Minnesota is pesky. And I mean that in the most complimentary way possible because Ben Johnson has that team playing well and they nearly pulled off the upset over Michigan State basketball in East Lansing on Wednesday night, 71-69.

The Spartans and Gophers went back and forth for most of the night with Michigan State leading most of the way, but Minnesota found a way to make things interesting, hitting some key shots down the stretch and picking up some offensive rebounds to get second-chance buckets.

In the end, it was a Joey Hauser buzzer-beater that won it for the Spartans as a set play out of a timeout set up a beautiful pass from AJ Hoggard for a clean look at the rim.
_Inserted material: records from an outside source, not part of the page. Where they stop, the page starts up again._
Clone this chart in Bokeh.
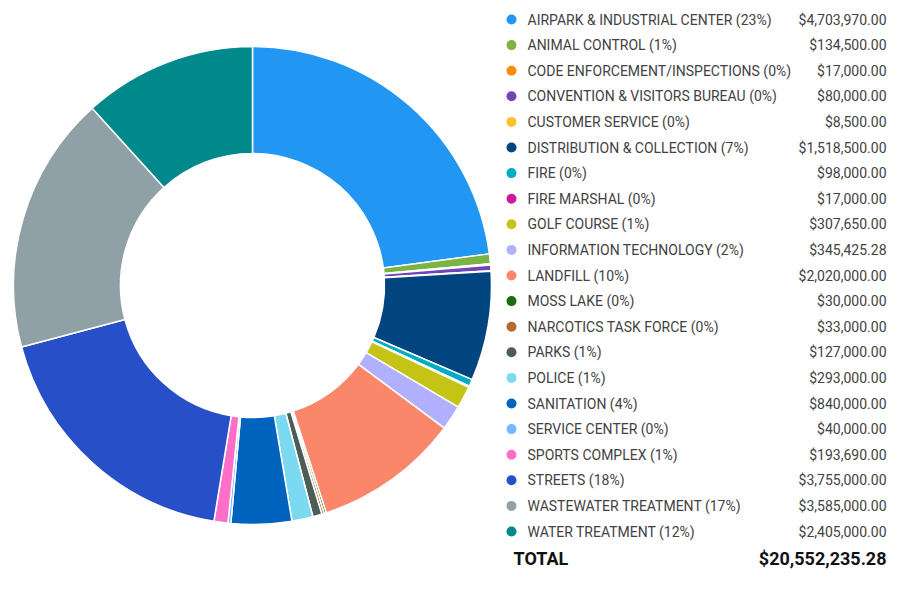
import numpy as np
from bokeh.plotting import figure
from bokeh.models import ColumnDataSource
from bokeh.core.properties import value
from bokeh.embed import file_html
from bokeh.resources import INLINE

categories = [
    "AIRPARK & INDUSTRIAL CENTER", "ANIMAL CONTROL", "CODE ENFORCEMENT/INSPECTIONS",
    "CONVENTION & VISITORS BUREAU", "CUSTOMER SERVICE", "DISTRIBUTION & COLLECTION",
    "FIRE", "FIRE MARSHAL", "GOLF COURSE", "INFORMATION TECHNOLOGY", "LANDFILL",
    "MOSS LAKE", "NARCOTICS TASK FORCE", "PARKS", "POLICE", "SANITATION",
    "SERVICE CENTER", "SPORTS COMPLEX", "STREETS", "WASTEWATER TREATMENT",
    "WATER TREATMENT",
]
amounts = [
    4703970.00, 134500.00, 17000.00, 80000.00, 8500.00, 1518500.00,
    98000.00, 17000.00, 307650.00, 345425.28, 2020000.00,
    30000.00, 33000.00, 127000.00, 293000.00, 840000.00,
    40000.00, 193690.00, 3755000.00, 3585000.00, 2405000.00,
]
colors = [
    "#2196f3", "#7cb342", "#fb8c00", "#6f46b8", "#fbc02d", "#004580",
    "#00acc1", "#cc1b9a", "#c5c416", "#b0b0ff", "#fa8769",
    "#1a6e0e", "#b8692c", "#4b5d57", "#7bd9f1", "#0063bd",
    "#74b8ff", "#ff6ec7", "#2750c8", "#8fa0a6", "#00898b",
]

W, H = 887, 575
vals = np.array(amounts)
total = vals.sum()
frac = vals / total
cum = np.concatenate([[0], np.cumsum(frac)])
start = np.pi / 2 - cum[:-1] * 2 * np.pi
end = np.pi / 2 - cum[1:] * 2 * np.pi

p = figure(width=W, height=H, x_range=(0, W), y_range=(0, H),
           output_backend="svg", toolbar_location=None, min_border=0)
p.axis.visible = False
p.grid.visible = False
p.outline_line_color = None

cx, cy = 252, H - 285
wedge_src = ColumnDataSource(dict(start=start, end=end, color=colors))
p.annular_wedge(x=cx, y=cy, inner_radius=132, outer_radius=239,
                start_angle="start", end_angle="end", direction="clock",
                fill_color="color", line_color="white", line_width=1.5,
                source=wedge_src)

n = len(categories)
row0 = H - 19
step = 25.6
ys = [row0 - i * step for i in range(n)]
labels = [f"{c} ({round(f * 100)}%)" for c, f in zip(categories, frac)]
money = [f"${a:,.2f}" for a in amounts]

leg = ColumnDataSource(dict(y=ys, label=labels, money=money, color=colors))
p.scatter(x=511, y="y", size=10, fill_color="color", line_color=None, source=leg)
p.text(x=527, y="y", text="label", text_baseline="middle", text_align="left",
       text_font=value("Roboto"), text_font_size="14px", text_color="#424242", source=leg)
p.text(x=886, y="y", text="money", text_baseline="middle", text_align="right",
       text_font=value("Roboto"), text_font_size="14px", text_color="#424242", source=leg)

ty = H - 558
p.text(x=[513], y=[ty], text=["TOTAL"], text_baseline="middle", text_align="left",
       text_font=value("Roboto"), text_font_size="18px", text_font_style="bold",
       text_color="#111111")
p.text(x=[886], y=[ty], text=[f"${total:,.2f}"], text_baseline="middle", text_align="right",
       text_font=value("Roboto"), text_font_size="18px", text_font_style="bold",
       text_color="#111111")

open("out.html", "w").write(file_html(p, INLINE))
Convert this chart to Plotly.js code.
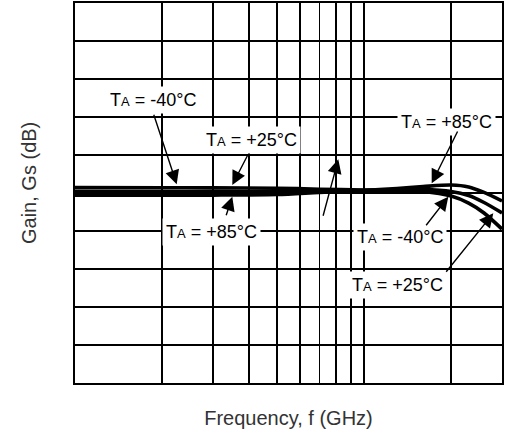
<!DOCTYPE html>
<html>
<head>
<meta charset="utf-8">
<script src="https://cdn.plot.ly/plotly-3.0.1.min.js"></script>
<style>html,body{margin:0;padding:0;background:#fff;}#chart{width:505px;height:433px;}</style>
</head>
<body>
<div id="chart"></div>
<script>
// Frequency (GHz)
const freq = [0.1, 0.2, 0.3, 0.5, 0.7, 1.0, 1.3, 1.6, 2.0, 2.3, 2.6, 3.0];
// Gain Gs (dB) per ambient temperature
const gainM40 = [10.29, 10.28, 10.27, 10.25, 10.20, 10.16, 10.17, 10.18, 10.08, 9.87, 9.50, 8.95];
const gainP25 = [10.09, 10.08, 10.08, 10.08, 10.11, 10.13, 10.13, 10.08, 9.84, 9.47, 8.95, 8.10];
const gainP85 = [9.89, 9.89, 9.89, 9.92, 10.03, 10.13, 10.24, 10.34, 10.42, 10.32, 10.03, 9.58];
const seriesNames = ["TA = -40°C", "TA = +25°C", "TA = +85°C"];
const gridFreqs = [0.2, 0.3, 0.4, 0.5, 0.6, 0.7, 0.8, 0.9, 1, 2];
const xTitle = 'Frequency, f (GHz)';
const yTitle = 'Gain, Gs (dB)';

const lbl = (s) => 'T<span style="font-size:13px">A</span>' + s.slice(2);

const mk = (y, name) => ({
  x: freq, y: y, name: name, type: 'scatter', mode: 'lines',
  line: {color: '#000', width: 3.6, shape: 'spline', smoothing: 0.8},
  hoverinfo: 'skip'
});
const data = [mk(gainM40, seriesNames[0]), mk(gainP25, seriesNames[1]), mk(gainP85, seriesNames[2])];

const FAM = '"Liberation Sans", Arial, sans-serif';
const font = {family: FAM, size: 18, color: '#000'};
function label(text, x, y) {
  return {xref: 'paper', yref: 'paper', x: x, y: y, text: lbl(text), showarrow: false,
    font: font, bgcolor: '#fff', borderpad: 3, xanchor: 'center', yanchor: 'middle'};
}
function arrow(x, y, ax, ay) {
  return {xref: 'paper', yref: 'paper', x: x, y: y, ax: ax, ay: ay, text: '', showarrow: true,
    arrowhead: 2, arrowsize: 2, arrowwidth: 1.4, arrowcolor: '#000', standoff: 0};
}
const P = (px) => (px - 75) / 427;
const Q = (py) => (383 - py) / 380;

const annotations = [
  label(seriesNames[0], P(153), Q(100)),
  label(seriesNames[1], P(251.7), Q(140)),
  label(seriesNames[2], P(211), Q(231.5)),
  label(seriesNames[2], P(446), Q(121.7)),
  label(seriesNames[0], P(400), Q(236.7)),
  label(seriesNames[1], P(397.7), Q(285)),
  arrow(P(176.7), Q(184.3), -23.4, -71),
  arrow(P(232.3), Q(185), 16, -31),
  arrow(P(232.3), Q(196.7), -6.6, 20),
  arrow(P(338.3), Q(159.3), -15.6, 58),
  arrow(P(431.7), Q(183.3), 26.6, -53.3),
  arrow(P(448.3), Q(196.7), -23.3, 30),
  arrow(P(493.3), Q(213.3), -48.3, 60),
  {xref: 'paper', yref: 'paper', x: P(29), y: Q(183), text: yTitle, textangle: -90,
   showarrow: false, font: {family: FAM, size: 20, color: '#333'}, xanchor: 'center', yanchor: 'middle'}
];

const layout = {
  width: 505, height: 433,
  margin: {l: 75, r: 3, t: 3, b: 50},
  paper_bgcolor: '#fff', plot_bgcolor: '#fff',
  showlegend: false,
  font: {family: FAM, color: '#000'},
  xaxis: {
    type: 'log', range: [Math.log10(0.1), Math.log10(3)],
    tickvals: gridFreqs, showticklabels: false, ticks: '',
    showgrid: true, gridcolor: '#000', gridwidth: 1.3,
    showline: true, linecolor: '#000', linewidth: 1.6, mirror: true, zeroline: false,
    automargin: false,
    title: {text: xTitle, font: {size: 20, color: '#333'}, standoff: 27}
  },
  yaxis: {
    range: [0, 20], dtick: 2, showticklabels: false, ticks: '',
    showgrid: true, gridcolor: '#000', gridwidth: 1.3,
    showline: true, linecolor: '#000', linewidth: 1.6, mirror: true, zeroline: false
  },
  shapes: [
    {type: 'rect', layer: 'between', xref: 'paper', yref: 'y',
     x0: 0.872, x1: 0.89, y0: 18.1, y1: 19.9, fillcolor: '#fff', line: {width: 0}}
  ],
  annotations: annotations
};

Plotly.newPlot('chart', data, layout, {displayModeBar: false, staticPlot: true});
</script>
</body>
</html>
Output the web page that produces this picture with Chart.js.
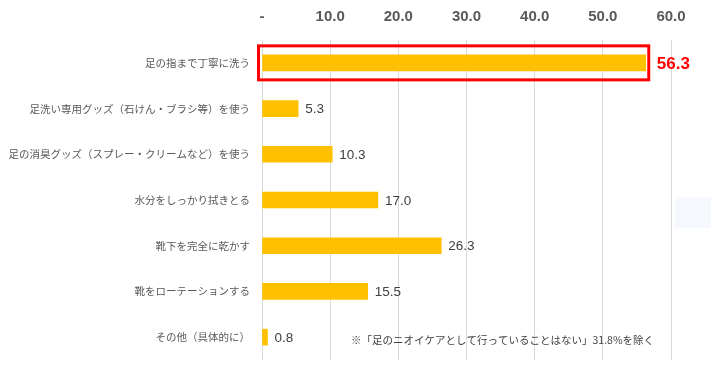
<!DOCTYPE html>
<html><head><meta charset="utf-8">
<script src="https://cdn.jsdelivr.net/npm/chart.js@4/dist/chart.umd.min.js"></script>
<style>html,body{margin:0;padding:0;background:#fff;}#wrap{position:relative;width:711px;height:365px;}</style>
</head><body>
<div id="wrap"><canvas id="c" width="711" height="365"></canvas></div>
<script>
const categories = ['足の指まで丁寧に洗う','足洗い専用グッズ（石けん・ブラシ等）を使う','足の消臭グッズ（スプレー・クリームなど）を使う','水分をしっかり拭きとる','靴下を完全に乾かす','靴をローテーションする','その他（具体的に）'];
const values = [56.3, 5.3, 10.3, 17.0, 26.3, 15.5, 0.8];
const tickValues = [0, 10, 20, 30, 40, 50, 60];
const highlightIndex = 0;
const footnote = '※「足のニオイケアとして行っていることはない」31.8%を除く';

const overlay = {
  id: 'overlay',
  afterDatasetsDraw(chart) {
    const ctx = chart.ctx;
    const meta = chart.getDatasetMeta(0);
    const ca = chart.chartArea;
    ctx.save();
    meta.data.forEach((bar, i) => {
      const v = values[i];
      ctx.textBaseline = 'middle';
      ctx.textAlign = 'left';
      if (i === highlightIndex) {
        ctx.strokeStyle = '#FF0000';
        ctx.lineWidth = 3;
        ctx.strokeRect(ca.left - 3.5, bar.y - 17, bar.x - ca.left + 6.5, 34);
        ctx.fillStyle = '#FF0000';
        ctx.font = 'bold 17px "Liberation Sans", Arial, sans-serif';
        ctx.fillText(v.toFixed(1), bar.x + 11, bar.y + 1);
      } else {
        ctx.fillStyle = '#404040';
        ctx.font = '13.5px "Liberation Sans", Arial, sans-serif';
        ctx.fillText(v.toFixed(1), bar.x + 7, bar.y + 1);
      }
    });
    ctx.fillStyle = '#404040';
    ctx.font = '10.5px "Noto Sans CJK JP", sans-serif';
    ctx.textAlign = 'left';
    ctx.textBaseline = 'middle';
    ctx.fillText(footnote, 351, 340);
    ctx.fillStyle = 'rgba(235,241,250,0.5)';
    ctx.fillRect(675, 197, 36, 31);
    ctx.restore();
  }
};

new Chart(document.getElementById('c'), {
  type: 'bar',
  data: {
    labels: categories,
    datasets: [{ data: values, backgroundColor: '#FFC000', borderWidth: 0, barThickness: 16 }]
  },
  options: {
    indexAxis: 'y',
    responsive: false,
    animation: false,
    layout: { padding: { left: 0, right: 40, top: 1, bottom: 5 } },
    plugins: { legend: { display: false }, tooltip: { enabled: false } },
    scales: {
      x: {
        position: 'top',
        min: 0, max: 60,
        afterBuildTicks(scale) { scale.ticks = tickValues.map(v => ({ value: v })); },
        afterFit(scale) { scale.height = 39; },
        grid: { color: '#D9D9D9', drawTicks: false, lineWidth: 1 },
        border: { display: false },
        ticks: {
          padding: 14,
          color: '#595959',
          font: { family: '"Liberation Sans", Arial, sans-serif', size: 15, weight: 'bold' },
          callback: (v) => v === 0 ? '-' : Number(v).toFixed(1)
        }
      },
      y: {
        afterFit(scale) { scale.width = 262; scale.paddingTop = 0; scale.paddingBottom = 0; },
        grid: { display: false, drawTicks: false },
        border: { display: false },
        ticks: {
          padding: 12,
          color: '#595959',
          font: { family: '"Noto Sans CJK JP", sans-serif', size: 10.5 }
        }
      }
    }
  },
  plugins: [overlay]
});
</script>
</body></html>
With the win, Michigan State improves to 14-2 and 5-0 in conference play, tied with Illinois at the top of the Big Ten, and the Spartans are now responsible for two of Minnesota’s four losses.

What’d we learn from this one?

3. MSU gave up way too many second-chance points

If Michigan State is going to make a serious run at the Big Ten title, what we saw on Wednesday night can’t happen again. The Spartans can’t get bullied on the glass like they did.

Minnesota absolutely out-toughed the Spartans throughout the game and dominated the offensive glass, grabbing 12 offensive boards and scoring 17 second-chance points. It was the perfect recipe for an upset and that’s why Minnesota was able to hang around.

Tom Izzo needs to correct this moving forward because the Spartans aren’t going to beat many top teams by giving up offensive rebounds at a high rate.

Maybe the war drill is in order before Saturday’s matchup with Northwestern.